Causes of burnout may include long work hours, a heavy workload, client demands, poor work–life balance, and a lack of professional support, among others. Some of the symptoms include physical and emotional exhaustion, lack of focus, negative attitudes toward work, irritability or hostility toward coworkers and clients, and low self-esteem.
 
The good news is that there are strategies you can use to relieve stress if you’re feeling burned out. And some of those strategies are simpler than you might think.
 
1. Take breaks.
If you find yourself feeling stressed out and on the verge of burnout, maybe it’s time to take a break. Don’t just stay at your veterinary practice, though—try to physically get away from it. Make a habit of taking a 1-hour lunch break at least once a week away from your clients, your hospital, and your stress. Get outside, relax, meditate, or even do yoga for a few minutes to center your mind and refocus. 
 
2. Take care.
It can be hard to maintain a healthy lifestyle when you work more than 40 hours each week, but it is not impossible. If you’re feeling the crush of burnout, changing your diet or adding an exercise routine can help dramatically. Commit to taking a weekly exercise class or walk with a friend. Indulge in a non-veterinary hobby in your off hours. And be sure to get enough sleep. Remember to take care of yourself before worrying about what you need to take care of at work.
 
3. Speak up.
Keeping your stress bottled up will only lead to more stress. If you feel that you are being given too much work, being scheduled to work too often, not given enough compensation, or no longer enjoying what you are doing, speak your mind. Rather than wallowing inside your own head, talk to—and seek help from—a trusted coworker. Simply “venting” to another person who shares your experiences can help you unload negative feelings. Likewise, if you feel that your work atmosphere is toxic, approach the practice manager or owner with suggestions for improvement. Outside of work, let your family and friends know how you are feeling; their support will ease some of your burden. If you find your stress level so overwhelming that you’ve become depressed or physically ill, seek professional help.
 
4. Celebrate wins.
Think back to why you entered the veterinary profession in the first place. What goals did you set for yourself back then? Which have you reached? Take a few minutes either during or after your work day to stop and think about the everyday goals you have accomplished, and be optimistic about them. Acknowledging these small wins will help keep you going throughout your work week and rekindle your sense of purpose.
 
5. Turn off.
This can be one of the hardest things for veterinary team members to do when they get home, but it’s vitally important to follow the mantra that you “leave work at work” and “turn off” from that world when you get home from a long day.
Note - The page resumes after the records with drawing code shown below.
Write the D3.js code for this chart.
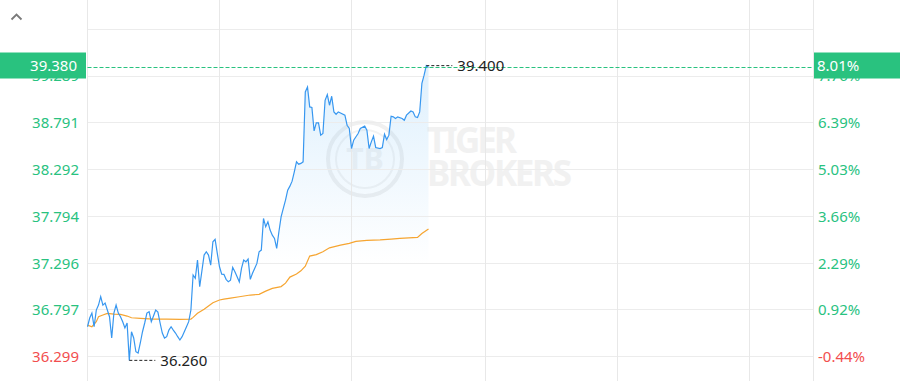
<!DOCTYPE html>
<html>
<head>
<meta charset="utf-8">
<script src="https://cdn.jsdelivr.net/npm/d3@7"></script>
<style>
  html, body { margin: 0; padding: 0; background: #fff; }
  svg { display: block; font-family: "Noto Sans", "Open Sans", sans-serif; }
</style>
</head>
<body>
<svg id="chart" width="900" height="381"></svg>
<script>
// ---------- DATA ----------
// minute index within the trading session (09:30 = 0)
const priceMinutes = [0,1,2,3,4,5,6,7,8,10,11,12,13,14,15,16,17,18,19,20,21,22,23,24,25,26,27,28,29,30,31,32,33,34,35,36,37,38,39,40,41,42,43,44,45,46,47,48,49,50,51,53,54,55,56,57,58,59,60,61,62,63,64,65,66,67,68,69,70,71,72,73,74,75,77,78,79,80,81,82,83,84,85,86,87,88,89,90,91,92,93,94,95,96,97,98,99,100,101,102,103,104,105,106,107,108,109,110,111,112,113,114,115,117,118,119,120,121,123,124,126,127,128,129,130,131,133,134,135,136,137,138,139,140,141,143,144,145,147,148,149,150,151,152,153,154,155];
const prices = [36.618,36.711,36.764,36.618,36.796,36.849,36.938,36.849,36.871,36.725,36.498,36.764,36.849,36.764,36.725,36.672,36.605,36.658,36.260,36.565,36.498,36.352,36.338,36.445,36.565,36.658,36.764,36.778,36.672,36.732,36.796,36.775,36.658,36.551,36.498,36.512,36.583,36.618,36.583,36.551,36.512,36.477,36.512,36.565,36.618,36.672,36.796,37.169,37.134,37.328,37.044,37.382,37.417,37.382,37.275,37.523,37.549,37.400,37.257,37.179,37.176,37.123,37.097,37.115,37.251,37.204,37.151,37.097,37.240,37.328,37.310,37.339,37.123,37.187,37.293,37.417,37.435,37.772,37.683,37.736,37.648,37.594,37.559,37.453,37.630,37.789,37.879,37.967,38.073,38.116,38.169,38.268,38.375,38.350,38.358,38.375,39.120,39.173,38.960,38.954,38.705,38.790,38.790,38.659,38.677,39.031,39.092,38.978,39.074,38.907,38.882,38.907,38.896,38.872,38.765,38.730,38.517,38.606,38.677,38.730,38.755,38.712,38.517,38.588,38.648,38.528,38.517,38.528,38.669,38.613,38.659,38.861,38.854,38.837,38.854,38.837,38.818,38.872,38.917,38.907,38.854,38.847,38.907,39.212,39.298,39.400,39.380];

const avgMinutes = [0,2,4,5,7,9,12,15,18,20,24,30,36,42,47,48,50,53,55,57,60,62,65,69,74,78,81,84,88,90,92,95,97,99,101,104,107,110,115,119,122,127,133,138,142,150,152,155];
const avgPrices = [36.636,36.618,36.672,36.725,36.743,36.761,36.753,36.750,36.732,36.714,36.708,36.700,36.700,36.697,36.700,36.718,36.761,36.804,36.839,36.874,36.903,36.913,36.924,36.938,36.956,36.963,36.998,37.027,37.046,37.083,37.147,37.179,37.214,37.264,37.371,37.387,37.417,37.459,37.488,37.506,37.527,37.538,37.544,37.552,37.559,37.570,37.612,37.660];

const sessionLength = 330;                       // minutes in session
const gridMinutes = [0, 60, 120, 181, 241, 301, 330];

const priceTicks = [36.299, 36.797, 37.296, 37.794, 38.292, 38.791, 39.289];
const priceTickLabels = ["36.299","36.797","37.296","37.794","38.292","38.791","39.289"];
const pctTickLabels = ["-0.44%","0.92%","2.29%","3.66%","5.03%","6.39%","7.76%"];
const gridTopPrice = 39.787;

const lastPrice = 39.380, lastPriceLabel = "39.380", lastPctLabel = "8.01%";
const highPrice = 39.400, highMinute = 154, highLabel = "39.400";
const lowPrice = 36.260, lowMinute = 19, lowLabel = "36.260";

// ---------- DRAW ----------
const GREEN = "#29c27f", RED = "#f24e4e";
const svg = d3.select("#chart");
const x = d3.scaleLinear().domain([0, sessionLength]).range([87.5, 813.5]);
const y = d3.scaleLinear().domain([priceTicks[0], gridTopPrice]).range([356.7, 29.3]);
const crisp = v => Math.round(v - 0.5) + 0.5;

const defs = svg.append("defs");
const grad = defs.append("linearGradient").attr("id", "fillGrad")
  .attr("gradientUnits", "userSpaceOnUse").attr("x1", 0).attr("x2", 0)
  .attr("y1", y(highPrice)).attr("y2", 265);
grad.append("stop").attr("offset", 0).attr("stop-color", "#5db4f5").attr("stop-opacity", 0.2);
grad.append("stop").attr("offset", 1).attr("stop-color", "#5db4f5").attr("stop-opacity", 0);

// watermark
const wm = svg.append("g").attr("fill", "none");
wm.append("circle").attr("cx", 365).attr("cy", 159).attr("r", 37).attr("stroke", "#f0f0f0").attr("stroke-width", 4);
wm.append("circle").attr("cx", 365).attr("cy", 159).attr("r", 29).attr("stroke", "#f3f3f3").attr("stroke-width", 2);
wm.append("text").attr("x", 365).attr("y", 170).attr("text-anchor", "middle").attr("fill", "#f3f3f3")
  .attr("font-size", 30).attr("font-weight", 700).text("TB");
wm.append("text").attr("x", 427).attr("y", 153).attr("fill", "#f1f1f1")
  .attr("font-size", 35).attr("font-weight", 700).attr("textLength", 90).text("TIGER");
wm.append("text").attr("x", 427).attr("y", 186).attr("fill", "#f1f1f1")
  .attr("font-size", 35).attr("font-weight", 700).attr("textLength", 145).text("BROKERS");

// area fill
const pts = priceMinutes.map((m, i) => [m, prices[i]]);
svg.append("path").datum(pts)
  .attr("d", d3.area().x(d => x(d[0])).y0(381).y1(d => y(d[1])))
  .attr("fill", "url(#fillGrad)");

// grid
const grid = svg.append("g").attr("shape-rendering", "crispEdges");
grid.selectAll(".hg").data(priceTicks.concat([gridTopPrice])).join("line")
  .attr("x1", x(0)).attr("x2", x(sessionLength))
  .attr("y1", d => crisp(y(d))).attr("y2", d => crisp(y(d)))
  .attr("stroke", "#ececec");
grid.selectAll(".vg").data(gridMinutes).join("line")
  .attr("x1", d => crisp(x(d))).attr("x2", d => crisp(x(d)))
  .attr("y1", 0).attr("y2", 381)
  .attr("stroke", "#e8e8e8");

// lines
svg.append("path").datum(avgMinutes.map((m, i) => [m, avgPrices[i]]))
  .attr("d", d3.line().x(d => x(d[0])).y(d => y(d[1])))
  .attr("fill", "none").attr("stroke", "#f6a531").attr("stroke-width", 1.2);
svg.append("path").datum(pts)
  .attr("d", d3.line().x(d => x(d[0])).y(d => y(d[1])))
  .attr("fill", "none").attr("stroke", "#3797f0").attr("stroke-width", 1.2);

// axis labels
const leftAx = svg.append("g").attr("font-size", 15);
leftAx.selectAll("text").data(priceTicks).join("text")
  .attr("x", 79).attr("y", d => y(d)).attr("dy", "0.36em").attr("text-anchor", "end")
  .attr("fill", (d, i) => i === 0 ? RED : GREEN)
  .text((d, i) => priceTickLabels[i]);
const rightAx = svg.append("g").attr("font-size", 15);
rightAx.selectAll("text").data(priceTicks).join("text")
  .attr("x", 818).attr("y", d => y(d)).attr("dy", "0.36em")
  .attr("fill", (d, i) => i === 0 ? RED : GREEN)
  .text((d, i) => pctTickLabels[i]);

// last price dashed line + tags
const ly = y(lastPrice);
svg.append("line").attr("x1", x(0)).attr("x2", x(sessionLength)).attr("y1", ly).attr("y2", ly)
  .attr("stroke", GREEN).attr("stroke-dasharray", "4,2").attr("stroke-width", 1);
svg.append("rect").attr("x", 0).attr("y", ly - 15).attr("width", 86).attr("height", 26).attr("fill", GREEN);
svg.append("text").attr("x", 77).attr("y", ly - 2).attr("dy", "0.36em").attr("text-anchor", "end")
  .attr("fill", "#fff").attr("font-size", 15).text(lastPriceLabel);
svg.append("rect").attr("x", 814).attr("y", ly - 15).attr("width", 86).attr("height", 26).attr("fill", GREEN);
svg.append("text").attr("x", 817).attr("y", ly - 2).attr("dy", "0.36em")
  .attr("fill", "#fff").attr("font-size", 15).text(lastPctLabel);

// high / low annotations
function marker(minute, price, label) {
  const px = x(minute), py = y(price);
  svg.append("line").attr("x1", px).attr("x2", px + 26).attr("y1", py).attr("y2", py)
    .attr("stroke", "#222").attr("stroke-dasharray", "3,2").attr("stroke-width", 1);
  svg.append("text").attr("x", px + 31).attr("y", py).attr("dy", "0.36em")
    .attr("fill", "#222").attr("font-size", 15).text(label);
}
marker(highMinute, highPrice, highLabel);
marker(lowMinute, lowPrice, lowLabel);

// collapse caret
svg.append("path").attr("d", "M11.5,19.5 L16.5,14.5 L21.5,19.5")
  .attr("fill", "none").attr("stroke", "#7a7a7a").attr("stroke-width", 1.8);
</script>
</body>
</html>
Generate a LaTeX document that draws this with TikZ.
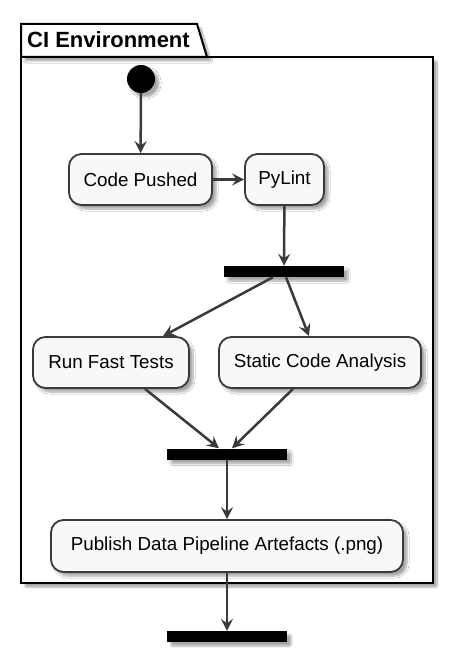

Likewise, when you have vacation time, use it to its fullest benefit. When possible, don’t plan errands on your days off; plan relaxation. Otherwise, planned time off simply becomes more planned stress.
 
These are just a few simple ways to start easing your mind and relieving the stress of work burnout. It won’t happen overnight, but with enough practice and effort, that weight should start to lift from your shoulders.